They couldn’t have asked for better weather, and a motlier crew of swashbucklers and wearers of marine detritus to bring it alive.



The 23rd annual Carrabelle Riverfront Festival last weekend was about the smoothest in memory, with both sides of Marine Street lined with vendors of everything from fresh-baked goods to hand-crafted primitive knives, a kids area to teach the art and fun of being a “Pirate of the Carrabellian,” and strolling bands of “flash mob” actor-buccaneers to bring out the excitement of living street theatre.



Steve Allen, one of the chief organizers of the festival, which this year was under the auspices of Carrabelle Cares, was cheerful as he worked to oversee an energetic group of volunteers who helped make the event another relaxing success for visitors.



Once again, highlighting the festival, free to all from Friday evening through late Saturday afternoon, was the festival’s Fishy Fashion Show at the Carrabelle Wharf pavilion, featuring the newest in coastal couture made from discarded trash and other detritus that besmirches the shoreline of the Carrabelle River.



Show originator Joan Matey again provided a scintillating narration of not only the intricate fashion designs, made from everything from old nets to seashells, but also the many rules of how to treat nature’s beauty without marring it with trash. Her fellow show producer, Jan Neshat of Crawfordville, served as the last of the dozen models, appearing as Petula R. Pompano while piano accompanist Jack Zurawka played “Somewhere, Beyond the Sea.”



The show opened with Eleanor Lee as Calamity Jane, followed by Tom Jacobs as Maritime Marshal. Representatives from city government were abundant in their vivid outfits, beginning with Miranda Litton as the Sea Vamp, followed by Renee Brannan as Cabana Gal. City Administrator Courtney Millender, and her daughter, Regan, teamed up as Flowers of the Sea, followed by City Clerk Keisha Messer, and daughter Kaylie, as the Estuary Fairies.

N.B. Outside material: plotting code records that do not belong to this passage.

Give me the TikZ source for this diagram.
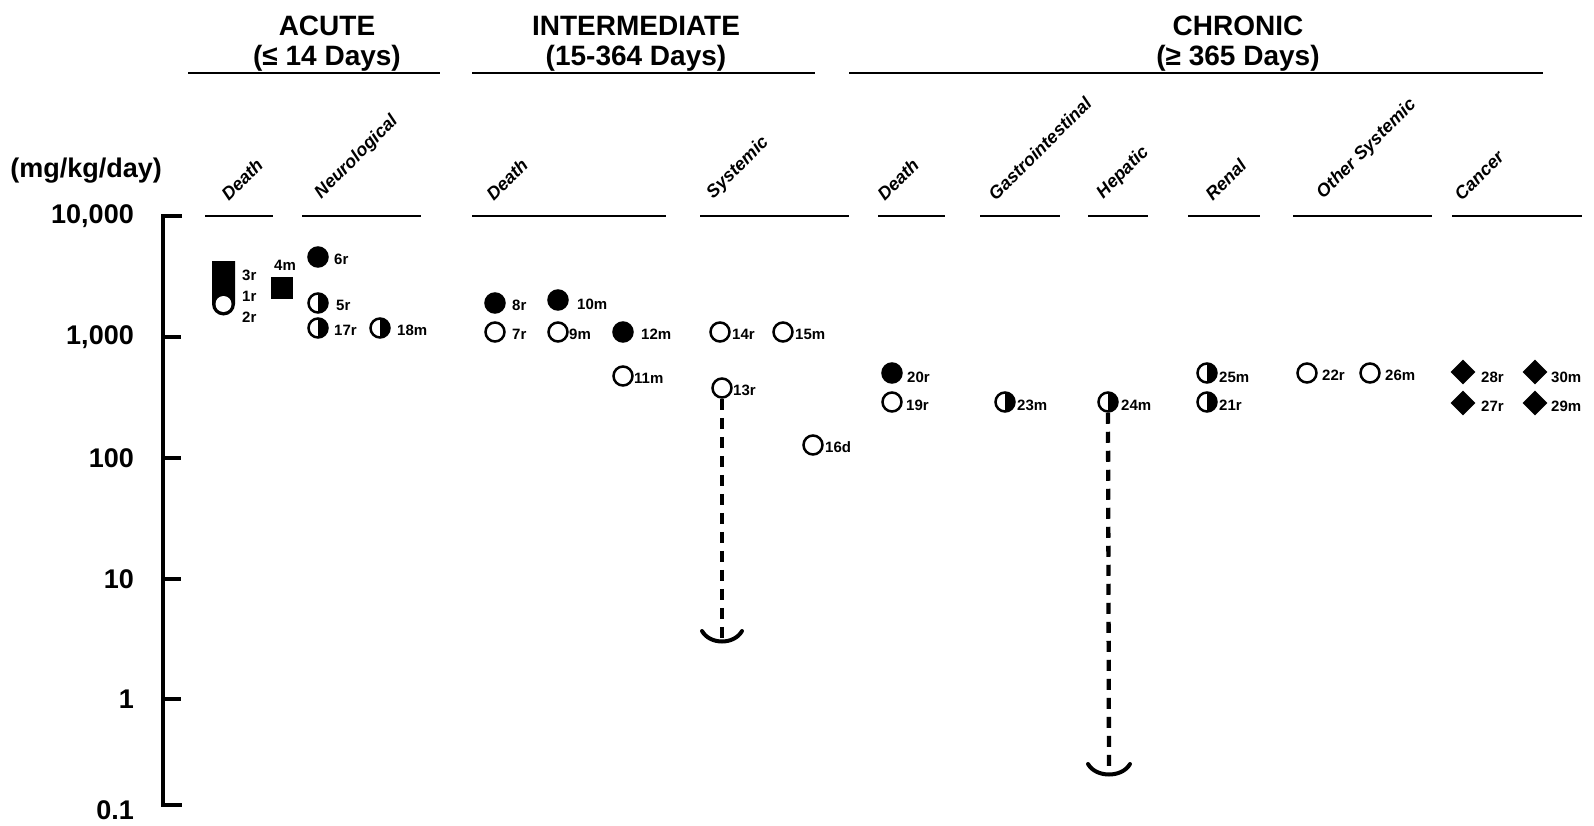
\documentclass[tikz,border=0pt]{standalone}
\usepackage{fontspec}
\setmainfont{Liberation Sans}
\usetikzlibrary{shapes.geometric}
\begin{document}
\begin{tikzpicture}[x=1pt,y=-1pt,
  mk/.style={circle, draw=black, line width=2.5pt, minimum size=19pt, inner sep=0pt},
  mopen/.style={mk, fill=white},
  mfull/.style={mk, fill=black},
  mhalf/.style={mk, fill=white, path picture={\fill[black] (path picture bounding box.north) rectangle (path picture bounding box.south east);}},
  mdia/.style={diamond, fill=black, minimum size=25pt, inner sep=0pt},
  msq/.style={rectangle, fill=black, minimum size=22pt, inner sep=0pt},
  lbl/.style={font=\bfseries\fontsize{15}{15}\selectfont, anchor=west, inner sep=0pt},
  cat/.style={font=\bfseries\itshape\fontsize{18}{18}\selectfont, rotate=45, anchor=south west, inner sep=0pt},
  hdr/.style={font=\bfseries\fontsize{28}{28}\selectfont, inner sep=0pt},
  axl/.style={font=\bfseries\fontsize{27}{27}\selectfont, anchor=east, inner sep=0pt},
  uline/.style={line width=2.3pt},
  axline/.style={line width=3.8pt},
  conn/.style={line width=4.3pt, dash pattern=on 11pt off 8pt},
  cup/.style={line width=4pt, line cap=round}
]
\useasboundingbox (0,0) rectangle (1594,826);

% headers
\node[hdr] (hA1) at (327,26) {ACUTE};
\node[hdr] (hA2) at (327,58) {(≤ 14 Days)};
\node[hdr] (hI1) at (636,26) {INTERMEDIATE};
\node[hdr] (hI2) at (636,58) {(15-364 Days)};
\node[hdr] (hC1) at (1238,26) {CHRONIC};
\node[hdr] (hC2) at (1238,58) {(≥ 365 Days)};
\draw[uline] (188,73) -- (440,73);
\draw[uline] (472,73) -- (815,73);
\draw[uline] (849,73) -- (1543,73);

% category underlines
\foreach \a/\b in {205/273,302/421,472/666,700/849,878/945,980/1060,1088/1148,1188/1260,1293/1432,1452/1582}
  \draw[uline] (\a,216) -- (\b,216);

% category labels
\node[cat] (c1) at (229,202) {Death};
\node[cat] (c2) at (324,202) {Neurological};
\node[cat] (c3) at (494,202) {Death};
\node[cat] (c4) at (716,202) {Systemic};
\node[cat] (c5) at (885,202) {Death};
\node[cat] (c6) at (996,202) {Gastrointestinal};
\node[cat] (c7) at (1106,202) {Hepatic};
\node[cat] (c8) at (1213,202) {Renal};
\node[cat] (c9) at (1326,202) {Other Systemic};
\node[cat] (c10) at (1462,202) {Cancer};

% axis
\node[axl] (unit) at (162,171) {(mg/kg/day)};
\draw[axline] (182,216) -- (163,216) -- (163,805) -- (182,805);
\foreach \y in {337,458,579,699} \draw[axline] (163,\y) -- (181,\y);
\node[axl] (y1) at (134,216) {10,000};
\node[axl] (y2) at (134,337) {1,000};
\node[axl] (y3) at (134,458) {100};
\node[axl] (y4) at (134,579) {10};
\node[axl] (y5) at (134,699) {1};
\node[axl] (y6) at (134,810) {0.1};

% acute death stacked marker
\fill[black] (212,261) -- (235,261) -- (235,304) arc[start angle=0, end angle=-180, radius=11.5pt] -- cycle;
\node[circle, fill=white, minimum size=16pt, inner sep=0pt] (p2) at (223.5,304) {};
\node[lbl] (l3) at (242,275) {3r};
\node[lbl] (l1) at (242,296) {1r};
\node[lbl] (l2) at (242,317) {2r};
\node[msq] (p4) at (282,288) {};
\node[lbl, anchor=center] (l4) at (285,265) {4m};

% acute neuro
\node[mfull] (p6) at (318,257) {}; \node[lbl] at (334,259) {6r};
\node[mhalf] (p5) at (318,303) {}; \node[lbl] at (336,305) {5r};
\node[mhalf] (p17) at (318,328) {}; \node[lbl] at (334,330) {17r};
\node[mhalf] (p18) at (380,328) {}; \node[lbl] at (397,330) {18m};

% intermediate
\node[mfull] (p8) at (495,303) {}; \node[lbl] at (512,305) {8r};
\node[mfull] (p10) at (558,300) {}; \node[lbl] at (577,304) {10m};
\node[mopen] (p7) at (495,332) {}; \node[lbl] at (512,334) {7r};
\node[mopen] (p9) at (558,332) {}; \node[lbl] at (569,334) {9m};
\node[mfull] (p12) at (623,332) {}; \node[lbl] at (641,334) {12m};
\node[mopen] (p14) at (720,332) {}; \node[lbl] at (732,334) {14r};
\node[mopen] (p15) at (783,332) {}; \node[lbl] at (795,334) {15m};
\node[mopen] (p11) at (623,376) {}; \node[lbl] at (634,378) {11m};
\node[mopen] (p13) at (722,388) {}; \node[lbl] at (733,390) {13r};
\node[mopen] (p16) at (813,445) {}; \node[lbl] at (825,447) {16d};

% chronic
\node[mfull] (p20) at (892,373) {}; \node[lbl] at (907,377) {20r};
\node[mopen] (p19) at (892,402) {}; \node[lbl] at (906,405) {19r};
\node[mhalf] (p23) at (1005,402) {}; \node[lbl] at (1017,405) {23m};
\node[mhalf] (p24) at (1108,402) {}; \node[lbl] at (1121,405) {24m};
\node[mhalf] (p25) at (1207,373) {}; \node[lbl] at (1219,377) {25m};
\node[mhalf] (p21) at (1207,402) {}; \node[lbl] at (1219,405) {21r};
\node[mopen] (p22) at (1307,373) {}; \node[lbl] at (1322,375) {22r};
\node[mopen] (p26) at (1370,373) {}; \node[lbl] at (1385,375) {26m};
\node[mdia] (p28) at (1463,372) {}; \node[lbl] at (1481,377) {28r};
\node[mdia] (p30) at (1535,372) {}; \node[lbl] at (1551,377) {30m};
\node[mdia] (p27) at (1463,403) {}; \node[lbl] at (1481,406) {27r};
\node[mdia] (p29) at (1535,403) {}; \node[lbl] at (1551,406) {29m};

% dashed extensions
\coordinate (e13) at (722,642);
\coordinate (e24) at (1109,775);
\draw[conn] (p13.south) -- (e13);
\draw[conn] (p24.south) -- (e24);
\draw[cup] (702,631) .. controls (710,645) and (734,645) .. (742,631);
\draw[cup] (1088,764) .. controls (1096,778) and (1122,778) .. (1130,764);
\end{tikzpicture}
\end{document}
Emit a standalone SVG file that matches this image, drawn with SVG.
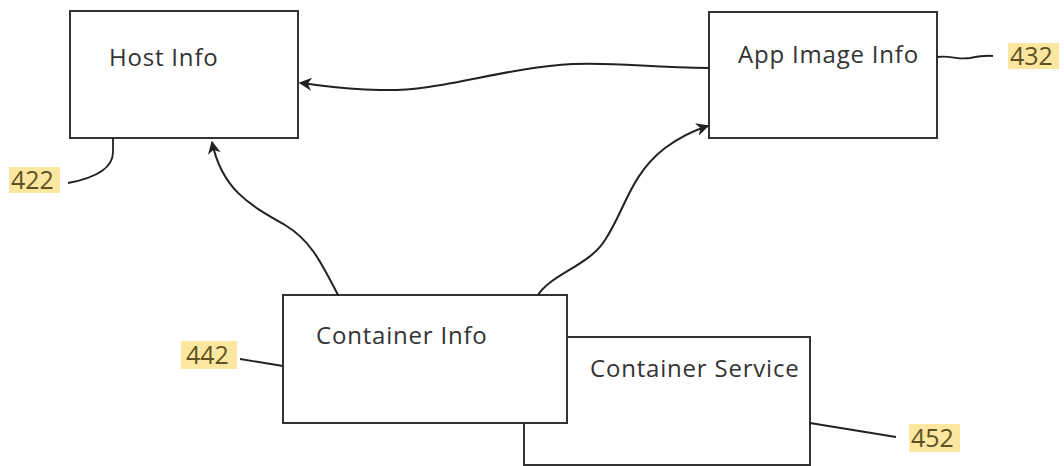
<svg xmlns="http://www.w3.org/2000/svg" width="1064" height="466" viewBox="0 0 1064 466">
<defs>
<style>
.box{fill:#fff;stroke:#333;stroke-width:2}
.lbl{font-family:"Open Sans","Liberation Sans",sans-serif;font-size:24px;letter-spacing:0.8px;fill:#333}
.conn{fill:none;stroke:#222;stroke-width:2}
.lead{fill:none;stroke:#222;stroke-width:1.8}
.hl{fill:#fce7a0}
.num{font-family:"Open Sans","Liberation Sans",sans-serif;font-size:25px;fill:#5e5224}
</style>
<marker id="ah" viewBox="0 0 10 10" refX="9" refY="5" markerWidth="13" markerHeight="13" orient="auto" markerUnits="userSpaceOnUse">
<path d="M0,0 L10,5 L0,10 L3,5 Z" fill="#222"/>
</marker>
</defs>
<rect width="1064" height="466" fill="#fff"/>
<g id="host-info">
<rect class="box" x="70" y="11" width="228" height="127"/>
<text class="lbl" x="109" y="66">Host Info</text>
</g>
<g id="app-image-info">
<rect class="box" x="709" y="12" width="228" height="126"/>
<text class="lbl" x="738" y="63">App Image Info</text>
</g>
<g id="container-service">
<rect class="box" x="524" y="337" width="286" height="128"/>
<text class="lbl" x="590" y="377">Container Service</text>
</g>
<g id="container-info">
<rect class="box" x="283" y="295" width="284" height="128"/>
<text class="lbl" x="316" y="344">Container Info</text>
</g>
<g id="connectors">
<path class="conn" marker-end="url(#ah)" d="M709,68 C650,68 620,62 573,64 C500,68 440,92 380,90 C340,89 320,85 300,83"/>
<path class="conn" marker-end="url(#ah)" d="M338,295 C320,260 310,240 285,225 C250,205 222,190 212,142"/>
<path class="conn" marker-end="url(#ah)" d="M538,295 C550,275 590,265 605,240 C625,210 630,175 665,148 C680,137 695,130 708,126"/>
</g>
<g id="ref-422">
<path class="lead" d="M113,138 L113,152 C113,168 95,178 68,183"/>
<rect class="hl" x="9" y="167" width="51" height="26"/>
<text class="num" x="11" y="189">422</text>
</g>
<g id="ref-432">
<path class="lead" d="M937,57 C950,55 958,60 970,58 C980,56 985,55 993,56"/>
<rect class="hl" x="1008" y="43" width="51" height="26"/>
<text class="num" x="1010" y="65">432</text>
</g>
<g id="ref-442">
<path class="lead" d="M240,359 L283,366"/>
<rect class="hl" x="181" y="341" width="56" height="28"/>
<text class="num" x="186" y="364">442</text>
</g>
<g id="ref-452">
<path class="lead" d="M810,423 L896,437"/>
<rect class="hl" x="909" y="424" width="51" height="28"/>
<text class="num" x="911" y="447">452</text>
</g>
</svg>
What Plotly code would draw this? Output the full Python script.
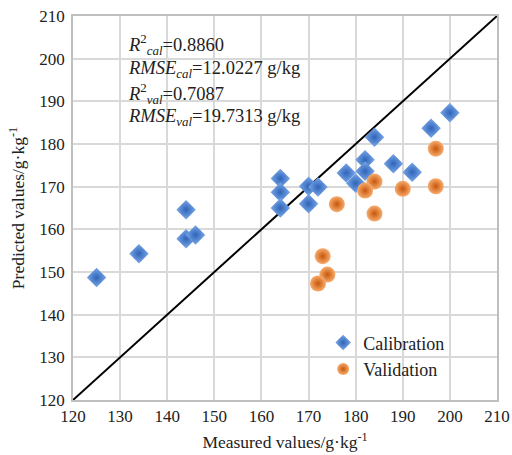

Diane Jacobs was menacing as the Red Tide She-Devil, while Jim Smith was looking kindly and down and out as Friar Fish. Lou Christie was the Beach Bandito, while Heidi Zurawka was the Duchess of Dog Island. Jim Smucker looked feisty and destitute as the Harbor Hobo.



Music abounded at the festival, beginning Friday night prime time with “Southern Satisfaction,” a Tallahassee based five-member band.



On Saturday, the bluegrass band Tinhorn, featuring Dave Leporati on mandolin, Dennis Dunn on guitar, Erica Shepard on bass and Deb Berlinger on drums, brought the stage alive. Following the fashion show, and the Procession of the Species that preceded it, the wharf stage featured three “Nashville Writers in the Round,” brought to town by Carrabelle resident Karen Brooks. Woody Mullis, Steve Williams and Mike Geiger showed the songwriting talents that have enabled them to write for some of Nashville’s greatest country stars.



Frank Lindamood’s banjo playing and work on steel guitar helped set the mood at the pavilion on Carr’s Hill in the middle of the festival promenade, which also showcased the city’s museum, wooden boatbuilding and early history.



The national historic landmark “Governor’s Stone,” a 65 foot two masts schooner built in 1877, returned to the Carrabelle River for the festival, with an energetic Jeff Ilardi strolling the poop deck as the resplendent Pirate King. His wife Caroline Ilardi helped oversee the children’s pirate play area, where kids could do everything from mock sword fighting to face painting.